Dengan pengenalan indrawi, indra secara langsung mencapai objeknya.Oleh karena
itu, pengenalan indrawi ini harus dianggap bersifat intuitif. Bentuk pengenalan
lainnya adalah pengenalan Intelektual. Dalm bidang ini, dapat dibedakan adanya
dua macam pengenalan, yaitu pengenalan intuitif dan pengenalan abstrak (dari
kata Latin, abstrahere = menarik). Pengenalan
yang intuitif secara langsung mencapai objeknya. Mengenali secara langsung dan
tanpa keragun bahwa sesuatu itu ada. Pengenalan abstrak diperoleh dengan
menarik ciri-ciri umum dari benda-benda yang diamati atau dicercap oleh indra.
Pengenalan jenis ini memang menghasilkan konsep-konsep umum, namun
konsep-konsep umum ini tidak mengatakan apa pun mengenai keberadaan nyata suatu
benda. Sebab, hanya yang individual dan konkret (jadi, bukan yang umum dan
abstrak, seperti konsep-konsep) dapat menunjukkan tanpa dapat dibantah bahwa
sesuatu sungguh ada. Yang menjadi
persoalan bagi Ockam adalah bersifat apakah konsep-konsep umum tersebut.
Mengenai
soal konsep umum tersebut, Ockham mempunyai pendirian ekstrem yang biasanya
disebut dengan istilah nominalisme atau terminisme. Menurut Ockham, konsep
tidak menunjuk pada suatu kodrat yang dimiliki oleh sejumlah makhluk
individual. Dengan demikian, Ockham menjawab masalah universalia. Yang real adalah yang individual.
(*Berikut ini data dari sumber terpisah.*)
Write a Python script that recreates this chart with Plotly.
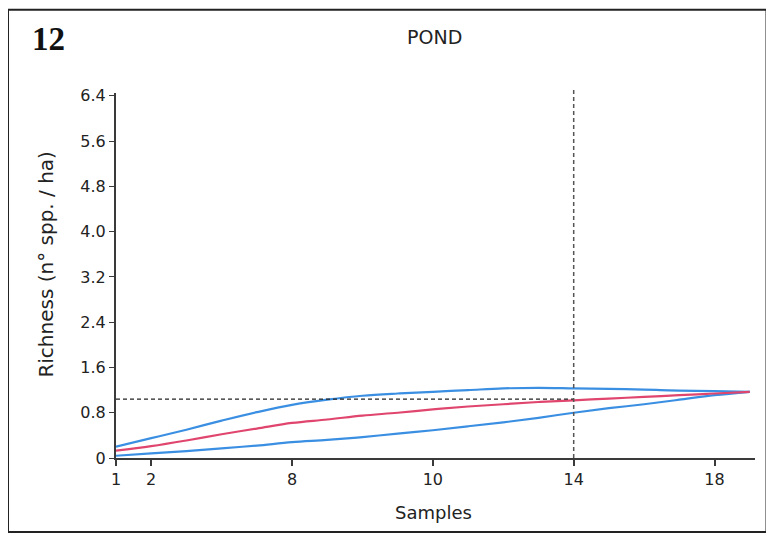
import plotly.graph_objects as go

samples = list(range(1, 20))
upper_blue = [0.20, 0.35, 0.50, 0.66, 0.81, 0.94, 1.03, 1.10, 1.14, 1.17,
              1.20, 1.23, 1.24, 1.23, 1.22, 1.21, 1.19, 1.18, 1.17]
red_mean = [0.13, 0.21, 0.31, 0.42, 0.52, 0.62, 0.68, 0.75, 0.80, 0.86,
            0.91, 0.95, 0.99, 1.02, 1.05, 1.08, 1.11, 1.14, 1.17]
lower_blue = [0.04, 0.08, 0.12, 0.17, 0.22, 0.28, 0.32, 0.37, 0.43, 0.49,
              0.56, 0.63, 0.71, 0.80, 0.88, 0.95, 1.03, 1.11, 1.17]

x_tickvals = [1, 2, 6, 10, 14, 18]
x_ticktext = ["1", "2", "8", "10", "14", "18"]
y_tickvals = [0, 0.8, 1.6, 2.4, 3.2, 4.0, 4.8, 5.6, 6.4]
y_ticktext = ["0", "0.8", "1.6", "2.4", "3.2", "4.0", "4.8", "5.6", "6.4"]

ref_sample = 14
ref_richness = 1.04

BLUE = "#3b8fe2"
RED = "#e0456e"
AXIS = "#3a3a3a"
FONT = "DejaVu Sans"

fig = go.Figure()
for ys, col in [(upper_blue, BLUE), (lower_blue, BLUE), (red_mean, RED)]:
    fig.add_trace(go.Scatter(x=samples, y=ys, mode="lines",
                             line=dict(color=col, width=2.2, shape="spline"),
                             showlegend=False, hoverinfo="skip"))

# reference dashed lines
fig.add_trace(go.Scatter(x=[1, ref_sample], y=[ref_richness, ref_richness], mode="lines",
                         line=dict(color="#222", width=1.2, dash="4px,3px"),
                         showlegend=False, hoverinfo="skip"))
fig.add_shape(type="line", xref="x", yref="paper", x0=ref_sample, x1=ref_sample,
              y0=0, y1=1.014, line=dict(color="#555", width=1.5, dash="4px,3px"))

# outer frame
fig.add_shape(type="rect", xref="paper", yref="paper",
              x0=-0.169, x1=1.018, y0=-0.203, y1=1.228,
              line=dict(color="#222", width=2), layer="below")

fig.update_layout(
    width=766, height=528,
    margin=dict(l=108, r=19, t=85, b=78),
    paper_bgcolor="white", plot_bgcolor="white",
    font=dict(family=FONT, size=16, color="#222"),
    xaxis=dict(range=[1, 19.15], tickvals=x_tickvals, ticktext=x_ticktext,
               showgrid=False, zeroline=False, showline=True,
               linecolor=AXIS, linewidth=2, ticks="outside", ticklen=6,
               tickcolor=AXIS, tickwidth=1.5, tickfont=dict(size=16)),
    yaxis=dict(range=[0, 6.45], tickvals=y_tickvals, ticktext=y_ticktext,
               showgrid=False, zeroline=False, showline=True,
               linecolor=AXIS, linewidth=2, ticks="outside", ticklen=5,
               tickcolor=AXIS, tickwidth=1.2, tickfont=dict(size=16)),
    annotations=[
        dict(text="<b>12</b>", xref="paper", yref="paper", x=-0.135, y=1.148,
             xanchor="left", yanchor="middle", showarrow=False,
             font=dict(family="Liberation Serif", size=33, color="#111")),
        dict(text="POND", xref="paper", yref="paper", x=0.499, y=1.153,
             xanchor="center", yanchor="middle", showarrow=False,
             font=dict(family=FONT, size=19, color="#222")),
        dict(text="Samples", xref="paper", yref="paper", x=0.497, y=-0.148,
             xanchor="center", yanchor="middle", showarrow=False,
             font=dict(family=FONT, size=18, color="#222")),
        dict(text="Richness (n° spp. / ha)", xref="paper", yref="paper",
             x=-0.111, y=0.53, xanchor="center", yanchor="middle",
             textangle=-90, showarrow=False,
             font=dict(family=FONT, size=20, color="#222")),
    ],
)

fig.write_html("out.html")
Ockham tidak memerlukan ajaran Thomas Aquinas mengenai individuasi, sebab masing-masing benda memang nyatanya bersifat individual. Maka dari itu, Ockham berpendirian bahwa konsep-konsep umum (universalia) tidak menujuk pada suatu kodrat tersendiri yang dimiliki oleh sejumlah makhluk individual. Konsep-konsep umum hanya ada ”di dalam jiwa” (in mente) dan merupakan prestasi kemampuan rohaniah manusia belaka, yakni kemampuan berpikirnya. Menurut Ockham, kita tidak dapat mengenali kodrat benda-benda karena kodrat menunjuk kepada sesuatu yang memuat ciri-ciri umum dan abstrak. Padahal, dalam kenyataan sesungguhnya, tidak ada ”yang umum abstrak”, yang ada hanyalah ”yang individual-konkret”. Konsep yang kita bentuk hanyalah merangkum kelompok benda-benda yang serupa ke dalam satu nama, satu sebutan (nomen, dari situ muncul istilah nominalisme) atau satu istilah saja (terminus, maka filsafat Ockham disebut juga Terminisme). Sebagi contoh, dalam kenyataan sesungguhnya hanya ada harimau Afrika, harimau Siberia, harimau Sumatra (individu-konkret), tidak ada harimau pada umumnya atau ke-harimau-an (universalia). Hanya ada Peter, Adri, dan John (individual-konkret) namun tidak ada pria, apalagi manusia pada umumnya (universalia). Dengan demikian, Ockham berpendapat bahwa konsep adalah sekedar ”tanda” atau ”simbol” dari suatu kelompok benda tunggal yang nyata, yang mempunyai persamaan satu dengan yang lainnya. Selain itu, sebenarnya tidak ada hubungan antara benda tunggal yang nyata itu dengan istilah yang menyebutkannya. Hubungan yang ada hanyalah dugaan saja. Walaupun demikian, Ockham tetap menekankan bahwa konsep merupakan suatu ”tanda yang wajar” (signum naturale). Sedangkan perkataan yang menjelmakan konsep dalam bahasa-bahasa tertentu bersifat konvesional, dan oleh karenanya bisa berlain-lainan karena hanya sekedar bahasa yang digunakan.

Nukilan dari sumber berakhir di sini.